This site is for you if;

  1. You want to learn to cook like a pro, but have no desire to go through the years of training that entails.
  2. Or, you simply have a need to say something about the restaurant business.
About me

My name is Loring Felix, Chef Felix to those who’ve worked with me. I could say worked for me, but that’s not the type of chef I am. I’m a worker. Always have been, always will be. 

I’ve been cooking since I was twelve and writing for just as long. From those early days of living in a single, working mother’s home, and cooking for my siblings, to dreams of becoming a writer and publishing short stories in the school newspaper.

Today, I choose to do both. Only on a much grander scale.

From that very first time—cooking in mom’s tiny kitchen, my life’s goal of becoming a chef was born. And I’ve achieved that goal.

In 1982, I landed my first “Head Chef’s” job. Two years later I crashed and burned. I bit off more than I could chew and fell flat on my ass. I had to learn the hard way that you can only fake it for so long before it’s time to stand on your own merit. Or choose another line of work.

I chose to learn.

For the next ten years I worked hard—sixty—seventy hour weeks, picking the brains of the best chef’s in South Florida, devouring every bit of knowledge they were willing to part with.

That’s when my life began to change. A change that brought me here. To writing this blog.

Those early dreams of becoming a “World-class Chef”, were slowly being overshadowed by the thrill and satisfaction of teaching. To date, I’ve taught hundreds of men and women how to cook. Some were kids straight out of school, others twice my age, and many were people from foreign countries, people who mastered the chef’s knife before the English language. And I continue teaching today, loving every minute of it. Well, almost every minute of it.

For the past twenty years I’ve been a big fish in a little pond, garnering every award possible a local chef could hope for. I’ve opened four very successful, upscale restaurants, and I continue to apply my cooking skills as the executive chef at the best of them all.

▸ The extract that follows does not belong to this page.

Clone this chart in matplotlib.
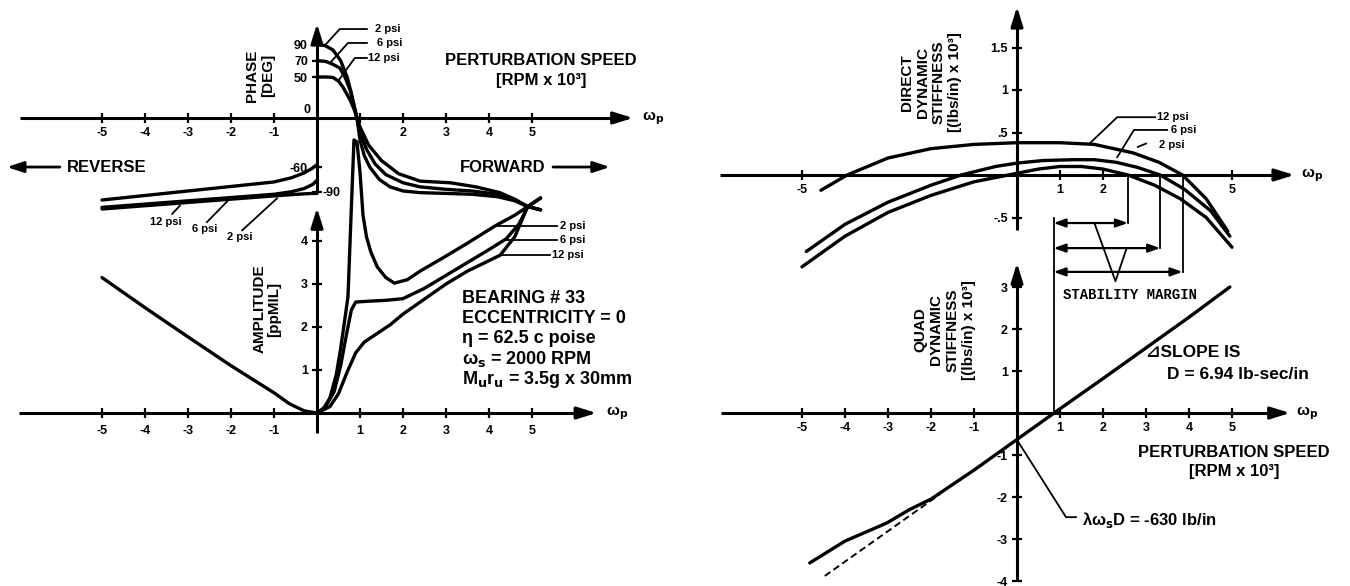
import matplotlib
matplotlib.use("Agg")
import matplotlib.pyplot as plt

plt.rcParams['font.family'] = ['Liberation Sans', 'DejaVu Sans']
plt.rcParams['font.weight'] = 'bold'
plt.rcParams['mathtext.default'] = 'bf'

# ---------------- data (perturbation speed in RPM x 10^3) ----------------
# Phase [deg], reverse (negative) speeds
phase_neg_w = [-5, -4, -3, -2, -1, -0.6, -0.3, -0.1, 0]
phase_neg_12psi = [-100, -94.5, -89, -83.5, -78, -73, -67, -61, -57]
phase_neg_6psi = [-109, -105, -101, -97, -93, -90, -86, -81, -76]
phase_neg_2psi = [-111, -107, -103, -99, -95, -93.5, -92.5, -92, -92]

# Phase [deg], forward (positive) speeds
phase_pos_w_2psi = [0, 0.2, 0.37, 0.55, 0.7, 0.8, 0.88, 0.93, 1.0, 1.1, 1.23, 1.45,
                    1.7, 2.0, 2.4, 3.0, 3.6, 4.2, 4.6, 4.9, 5.2]
phase_pos_2psi = [90, 88, 83, 70, 50, 30, 10, 0, -27, -46, -60, -75,
                  -84, -89, -91, -92, -93, -96, -101, -108, -112]
phase_pos_w_6psi = [0, 0.2, 0.35, 0.53, 0.65, 0.77, 0.86, 0.93, 1.0, 1.15, 1.35, 1.6,
                    2.0, 2.4, 3.0, 3.6, 4.2, 4.6, 4.9, 5.2]
phase_pos_6psi = [70, 69, 66, 61, 50, 34, 16, 0, -17, -38, -56, -69,
                  -79, -84, -87, -89, -93, -100, -108, -112]
phase_pos_w_12psi = [0, 0.2, 0.37, 0.5, 0.6, 0.77, 0.86, 0.93, 1.0, 1.2, 1.5, 1.9,
                     2.4, 3.1, 3.7, 4.25, 4.6, 4.9, 5.2]
phase_pos_12psi = [50, 50, 49.5, 45, 38, 22, 11, 0, -11, -33, -52, -68,
                   -77, -79, -84, -91, -99, -108, -112]

# Amplitude [pp mil]
amp_neg_w = [-5, -4, -3, -2, -1, -0.65, -0.3, 0]
amp_neg = [3.15, 2.45, 1.77, 1.1, 0.47, 0.22, 0.05, 0]
amp_w_2psi = [0, 0.15, 0.3, 0.45, 0.55, 0.65, 0.72, 0.8, 0.86, 0.93, 1.0, 1.07, 1.15,
              1.25, 1.4, 1.6, 1.8, 2.1, 2.4, 3.0, 3.5, 4.14, 4.6, 4.9, 5.2]
amp_2psi = [0, 0.1, 0.35, 0.9, 1.5, 2.2, 2.7, 4.8, 6.35, 6.3, 5.6, 4.6, 4.1,
            3.75, 3.4, 3.15, 3.02, 3.1, 3.3, 3.65, 3.95, 4.35, 4.6, 4.8, 5.0]
amp_w_6psi = [0, 0.2, 0.4, 0.55, 0.7, 0.8, 0.9, 1.2, 1.6, 2.0, 2.5, 3.0, 3.5, 4.0,
              4.4, 4.7, 4.9, 5.2]
amp_6psi = [0, 0.15, 0.5, 1.1, 1.9, 2.4, 2.58, 2.6, 2.62, 2.66, 2.9, 3.2, 3.5, 3.8,
            4.05, 4.4, 4.8, 5.0]
amp_w_12psi = [0, 0.3, 0.5, 0.7, 0.9, 1.1, 1.4, 1.7, 2.0, 2.5, 3.0, 3.5, 4.26, 4.6,
               4.9, 5.2]
amp_12psi = [0, 0.15, 0.45, 0.95, 1.4, 1.65, 1.85, 2.05, 2.3, 2.65, 3.0, 3.3, 3.67, 4.1,
             4.8, 5.0]

# Direct dynamic stiffness [(lbs/in) x 10^3]
dir_w_12psi = [-4.56, -3.95, -3.0, -2.0, -1.0, 0, 1.0, 1.8, 2.7, 3.3, 3.85, 4.4, 4.9]
dir_12psi = [-0.18, 0, 0.2, 0.31, 0.36, 0.38, 0.38, 0.36, 0.26, 0.15, 0, -0.28, -0.66]
dir_w_6psi = [-4.9, -4.0, -3.0, -2.0, -1.3, -0.5, 0, 0.6, 1.3, 1.8, 2.3, 2.8, 3.33,
              3.9, 4.5, 4.95]
dir_6psi = [-0.9, -0.58, -0.32, -0.12, 0, 0.1, 0.14, 0.17, 0.18, 0.18, 0.15, 0.09, 0,
            -0.17, -0.42, -0.72]
dir_w_2psi = [-5.0, -4.0, -3.0, -2.0, -1.0, -0.3, 0, 0.5, 1.0, 1.5, 2.0, 2.58, 3.2,
              3.8, 4.4, 5.0]
dir_2psi = [-1.08, -0.72, -0.44, -0.24, -0.08, -0.01, 0.02, 0.07, 0.1, 0.1, 0.07, 0,
            -0.12, -0.28, -0.5, -0.85]

# Quadrature dynamic stiffness [(lbs/in) x 10^3]
quad_w = [-4.82, -4.0, -3.03, -2.5, -2.0, -1.0, 0, 1.0, 2.0, 3.0, 4.0, 4.95]
quad_solid = [-3.57, -3.05, -2.62, -2.3, -2.05, -1.36, -0.63, 0.1, 0.82, 1.55, 2.28, 3.0]
quad_dash_w = [-4.47, -1.8]
quad_dash = [-3.88, -1.94]

# stability margin: start speed and zero crossings of direct stiffness
margin_start = 0.85
margin_ends = [2.58, 3.33, 3.85]
margin_levels = [-0.565, -0.86, -1.14]

x_ticks = [-5, -4, -3, -2, -1, 1, 2, 3, 4, 5]
x_labels = ['-5', '-4', '-3', '-2', '-1', '1', '2', '3', '4', '5']

# ---------------- layout ----------------
W, H = 1350, 586
fig = plt.figure(figsize=(W / 100, H / 100), dpi=100)
LW = 2.4
K = 'black'


def panel(box, origin, unit):
    x0, y0, x1, y1 = box
    ox, oy = origin
    ux, uy = unit
    ax = fig.add_axes([x0 / W, 1 - y1 / H, (x1 - x0) / W, (y1 - y0) / H])
    ax.set_xlim((x0 - ox) / ux, (x1 - ox) / ux)
    ax.set_ylim((oy - y1) / uy, (oy - y0) / uy)
    ax.patch.set_visible(False)
    ax.spines['top'].set_visible(False)
    ax.spines['right'].set_visible(False)
    for s in ('left', 'bottom'):
        ax.spines[s].set_position(('data', 0))
        ax.spines[s].set_linewidth(2.2)
        ax.spines[s].set_capstyle('butt')
    ax.tick_params(direction='inout', length=7, width=1.6, labelsize=9, pad=3)
    return ax


def axis_arrows(ax, xb, xtip, yb, ytip):
    ax.spines['bottom'].set_bounds(*xb)
    ax.spines['left'].set_bounds(*yb)
    kw = dict(arrowstyle='-|>,head_length=0.9,head_width=0.28', color=K, lw=2.2,
              shrinkA=0, shrinkB=0, mutation_scale=13)
    ax.annotate('', xy=(xtip, 0), xytext=(xb[1], 0), arrowprops=kw, annotation_clip=False)
    ax.annotate('', xy=(0, ytip), xytext=(0, yb[1]), arrowprops=kw, annotation_clip=False)


def curve(ax, x, y, **kw):
    ax.plot(x, y, color=K, lw=kw.pop('lw', LW), solid_capstyle='round',
            solid_joinstyle='round', clip_on=False, **kw)


def leader(ax, xs, ys):
    ax.plot(xs, ys, color=K, lw=1.3, clip_on=False)


# ===== Phase panel =====
ax1 = panel((0, 0, 690, 250), (317, 118), (43, 0.82))
axis_arrows(ax1, (-6.9, 7.0), 7.35, (-90, 100), 115)
ax1.set_xticks(x_ticks, ['-5', '-4', '-3', '-2', '-1', '', '2', '3', '4', '5'])
ax1.set_yticks([90, 70, 50, -60, -90], ['90', '70', '50', '-60', ''])
ax1.text(-0.14, 9.5, '0', ha='right', va='center', fontsize=9)
ax1.text(0.12, -92, '-90', ha='left', va='center', fontsize=9)

for ys in (phase_neg_12psi, phase_neg_6psi, phase_neg_2psi):
    curve(ax1, phase_neg_w, ys)
curve(ax1, phase_pos_w_2psi, phase_pos_2psi)
curve(ax1, phase_pos_w_6psi, phase_pos_6psi)
curve(ax1, phase_pos_w_12psi, phase_pos_12psi)

ax1.text(-1.33, 52, 'PHASE\n[DEG]', rotation=90, ha='center', va='center',
         fontsize=11, linespacing=1.15)
ax1.text(5.21, 70.7, 'PERTURBATION SPEED', ha='center', va='center', fontsize=12)
ax1.text(5.21, 46.3, '[RPM x 10³]', ha='center', va='center', fontsize=12)
ax1.text(7.55, 0, 'ω$_p$', ha='left', va='center', fontsize=11)

# psi labels (forward phase)
leader(ax1, [0.19, 0.53, 1.16], [89, 108.5, 108.5])
leader(ax1, [0.30, 0.72, 1.16], [67, 91.5, 91.5])
leader(ax1, [0.49, 0.88, 1.16], [45, 73.2, 73.2])
ax1.text(1.35, 108.5, '2 psi', ha='left', va='center', fontsize=8)
ax1.text(1.40, 91.5, '6 psi', ha='left', va='center', fontsize=8)
ax1.text(1.19, 73.2, '12 psi', ha='left', va='center', fontsize=8)

# psi labels (reverse phase)
leader(ax1, [-3.37, -3.19], [-117, -107])
leader(ax1, [-2.56, -2.02], [-127, -98])
leader(ax1, [-1.74, -0.93], [-137, -98])
ax1.text(-3.88, -127, '12 psi', ha='left', va='center', fontsize=8)
ax1.text(-2.91, -135.5, '6 psi', ha='left', va='center', fontsize=8)
ax1.text(-2.09, -145, '2 psi', ha='left', va='center', fontsize=8)

arrow_kw = dict(arrowstyle='-|>,head_length=0.9,head_width=0.3', color=K, lw=2.0,
                shrinkA=0, shrinkB=0, mutation_scale=11)
ax1.text(-5.81, -59.8, 'REVERSE', ha='left', va='center', fontsize=12)
ax1.annotate('', xy=(-7.21, -59.8), xytext=(-5.98, -59.8), arrowprops=arrow_kw,
             annotation_clip=False)
ax1.text(3.33, -59.8, 'FORWARD', ha='left', va='center', fontsize=12)
ax1.annotate('', xy=(6.81, -59.8), xytext=(5.49, -59.8), arrowprops=arrow_kw,
             annotation_clip=False)

# ===== Amplitude panel =====
ax2 = panel((0, 120, 690, 480), (317, 413), (43, 43))
axis_arrows(ax2, (-6.93, 6.15), 6.5, (-0.47, 4.4), 4.77)
ax2.set_xticks(x_ticks, x_labels)
ax2.set_yticks([1, 2, 3, 4], ['1', '2', '3', '4'])
ax2.tick_params(axis='x', pad=5)

curve(ax2, amp_neg_w, amp_neg)
curve(ax2, amp_w_2psi, amp_2psi)
curve(ax2, amp_w_6psi, amp_6psi)
curve(ax2, amp_w_12psi, amp_12psi)

ax2.text(-1.17, 2.42, 'AMPLITUDE\n[ppMIL]', rotation=90, ha='center', va='center',
         fontsize=11, linespacing=1.1)
ax2.text(6.72, 0, 'ω$_p$', ha='left', va='center', fontsize=11)

leader(ax2, [4.19, 5.58], [4.35, 4.35])
leader(ax2, [4.37, 5.58], [4.02, 4.02])
leader(ax2, [4.26, 5.42], [3.67, 3.67])
ax2.text(5.65, 4.35, '2 psi', ha='left', va='center', fontsize=8)
ax2.text(5.65, 4.02, '6 psi', ha='left', va='center', fontsize=8)
ax2.text(5.47, 3.67, '12 psi', ha='left', va='center', fontsize=8)

bearing_lines = ['BEARING # 33', 'ECCENTRICITY = 0', 'η = 62.5 c poise',
                 'ω$_s$ = 2000 RPM', 'M$_u$r$_u$ = 3.5g x 30mm']
for i, line in enumerate(bearing_lines):
    ax2.text(3.37, 2.70 - i * 0.465, line, ha='left', va='center_baseline', fontsize=13)

# ===== Direct dynamic stiffness panel =====
ax3 = panel((690, 0, 1350, 300), (1017, 175), (43, 85))
axis_arrows(ax3, (-6.9, 6.1), 6.45, (-0.65, 1.8), 1.98)
ax3.set_xticks([-5, 1, 2, 5], ['-5', '1', '2', '5'])
ax3.set_yticks([1.5, 1, 0.5, -0.5], ['1.5', '1', '.5', '-.5'])

curve(ax3, dir_w_12psi, dir_12psi)
curve(ax3, dir_w_6psi, dir_6psi)
curve(ax3, dir_w_2psi, dir_2psi)

ax3.text(-2.0, 1.09, 'DIRECT\nDYNAMIC\nSTIFFNESS\n[(lbs/in) x 10³]', rotation=90,
         ha='center', va='center', fontsize=11, linespacing=1.2, multialignment='center')
ax3.text(6.6, 0, 'ω$_p$', ha='left', va='center', fontsize=11)

leader(ax3, [1.70, 2.33, 3.21], [0.376, 0.68, 0.68])
leader(ax3, [2.33, 2.72, 3.49], [0.21, 0.53, 0.53])
leader(ax3, [2.81, 3.0], [0.33, 0.37])
ax3.text(3.26, 0.68, '12 psi', ha='left', va='center', fontsize=8)
ax3.text(3.58, 0.53, '6 psi', ha='left', va='center', fontsize=8)
ax3.text(3.30, 0.355, '2 psi', ha='left', va='center', fontsize=8)

dbl_kw = dict(arrowstyle='<|-|>,head_length=0.7,head_width=0.25', color=K, lw=1.6,
              shrinkA=0, shrinkB=0, mutation_scale=10)
for xe, lv in zip(margin_ends, margin_levels):
    ax3.plot([xe, xe], [0, lv], color=K, lw=1.3, clip_on=False)
    ax3.annotate('', xy=(xe, lv), xytext=(margin_start, lv), arrowprops=dbl_kw,
                 annotation_clip=False)
leader(ax3, [1.8, 2.29, 2.55], [-0.565, -1.25, -0.86])
ax3.text(2.63, -1.41, 'STABILITY MARGIN', ha='center', va='center', fontsize=10,
         family='Liberation Mono', fontweight='bold')

# ===== Quadrature dynamic stiffness panel =====
ax4 = panel((690, 250, 1350, 586), (1017, 413), (43, 42))
axis_arrows(ax4, (-6.88, 6.0), 6.35, (-3.98, 3.2), 3.57)
ax4.set_xticks(x_ticks, x_labels)
ax4.set_yticks([3, 2, 1, -1, -2, -3, -4], ['3', '2', '1', '-1', '-2', '-3', '-4'])

curve(ax4, quad_w, quad_solid)
curve(ax4, quad_dash_w, quad_dash, lw=1.4, linestyle=(0, (3.5, 2)))
ax4.plot([margin_start, margin_start], [0, 4.64], color=K, lw=1.3, clip_on=False)

ax4.text(-1.69, 1.98, 'QUAD\nDYNAMIC\nSTIFFNESS\n[(lbs/in) x 10³]', rotation=90,
         ha='center', va='center', fontsize=11, linespacing=1.2, multialignment='center')
ax4.text(6.5, 0, 'ω$_p$', ha='left', va='center', fontsize=11)
ax4.text(3.0, 1.43, '⊿SLOPE IS', ha='left', va='center', fontsize=12.5)
ax4.text(3.49, 0.905, 'D = 6.94 lb-sec/in', ha='left', va='center', fontsize=12.5)
ax4.text(5.05, -0.93, 'PERTURBATION SPEED', ha='center', va='center', fontsize=12)
ax4.text(5.05, -1.40, '[RPM x 10³]', ha='center', va='center', fontsize=12)
leader(ax4, [0, 1.14, 1.37], [-0.64, -2.48, -2.48])
ax4.text(1.51, -2.48, 'λω$_s$D = -630 lb/in', ha='left', va='center_baseline', fontsize=12)

fig.savefig('out.png', dpi=100, facecolor='white')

My resume speaks for itself. With forty years of cooking in commercial kitchens and thirty of those at the helm, I’m qualified to write about food. Writing ad-copy, menus, thousands of recipes, social media posts, and finally publishing several short stories, I’m qualified to share my writing passion with the world.



I feel like I should write that again, but the underlined Cap’s should suffice.

Yes, there will be tons of recipes on this site. But most of those will be pried from my burnt fingers by my online-community. If you ask for it, I will write it. And I’ll write it honestly. That’s the promise. I have no secrets. Well, that’s a lie. We all have secrets. I just don’t have that many “Secret recipes.”

Some old, bearded guy once said, “Ask and ye shall receive.” Well, that’s the concept. If you want me to write about it, then ask.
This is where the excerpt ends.